Source: Jasmyn Wimbish
The apparel and footwear company is applying Air technology to products across basketball, track, and soccer
PARIS — As the 2024 Olympics approach, Nike unveiled an array of products Team USA as well as other countries will be wearing in the city that will take center stage of the sports world in July. The global event unveiled the uniforms that athletes across basketball, track and field, soccer, and skateboarding will be decked out in as they all compete to win a gold medal in Paris.
Janet Nichol, vice president of apparel innovation at Nike, talked about how the 2024 Paris Olympics will serve as a “moment for apparel.” Nike’s Olympic uniforms were created in conjunction with the Nike Sports Research Lab in Beaverton, Ore., where they brought athletes in to go through testing and data collection so that the company could design uniforms that will perform at the highest level.
“On the apparel side, why it’s a game-changer for us, is because we’ve now been able to take athlete insights, along with data, and use that algorithm to create something that allows us to get to a level of specificity, fidelity and accuracy that we’ve never been able to do before,” Nichol said.

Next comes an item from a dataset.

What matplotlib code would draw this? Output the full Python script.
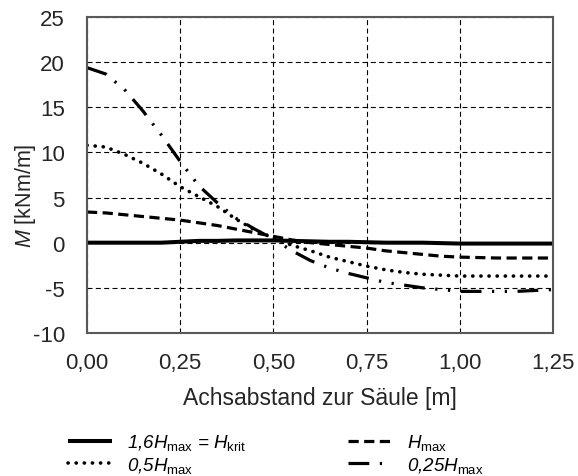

Nike used advanced body scanning and motion capturing to design the most precise uniforms that will fit both men’s and women’s athletes, as well as those competing in the Paralympics. The company also focused on creating uniforms that are unique to each sport and country. For track and field, Nike created specific kits only for athletes that make it to the final events, something the company has never done before. Those kits have a digitally captured design that represents a runner’s body in motion, creating a swirl of color specific to each country’s uniform. The athletes who have already seen the kits have already dubbed the design the “party print.”
For basketball, the same method of precision and design applies to the uniforms, as Nike wanted to ensure enough breathability, ventilation and mobility. The design is a major departure from what the basketball teams wore at the 2020 Tokyo Olympics. Instead of a color-blocked look for Team USA, for instance, blue and red take center stage, while the side panels display a similar burst of color that the “party print” track uniforms have. A striped and dotted pattern overlays the entire uniform from jersey to shorts, creating a more unique design from what we’ve seen from Nike’s Olympic basketball uniforms in the past.
In addition to the unveiling of the Olympic kits, the company also celebrated the history of Air technology at the Nike Air Immersion space. The space was designed to show the initial creation of the cushioning system that was introduced in the 1978 Nike Tailwind shoe, and took you all the way to the future of one of the most well-known features to exist within the company.
While the cushioning system has existed within shoes across a variety of sports for years, Nike highlighted how it plans to use Air technology in new ways. For sprinters and middle-distance runners at the 2024 Olympic Games, they’ll be wearing updated spikes that use Air Zoom units, which will give them more stability while also providing the cushion and boost synonymous with Nike Air.
“For our sprinters and our track athletes, they need something that is stable and that they can control, but they want all that energy back on the track,” Nike’s global running footwear product manager Elliott Heath said. “This comes to life in a dual-chamber pod system that helps create stability as well as capture that force and return it to the athlete…that’s what makes Air Zoom different than the other types of Air from Nike is that you’re able to put high pressures and really shape that [Air] bag to design around it and deliver the performance that athletes need.”
On the field, the same method of applying updated Zoom technology will apply when athletes like French national soccer team player Kylian Mbappe puts on the new Air Zoom Mercurial in July.
Through the new uniforms and footwear, Nike is leaning into the creative side of where sports design and innovation can go, while also building upon its own history. And when the 2024 Paris Olympic Games begin, there will be a slew of athletes decked out in this gear in hopes of winning gold for their country.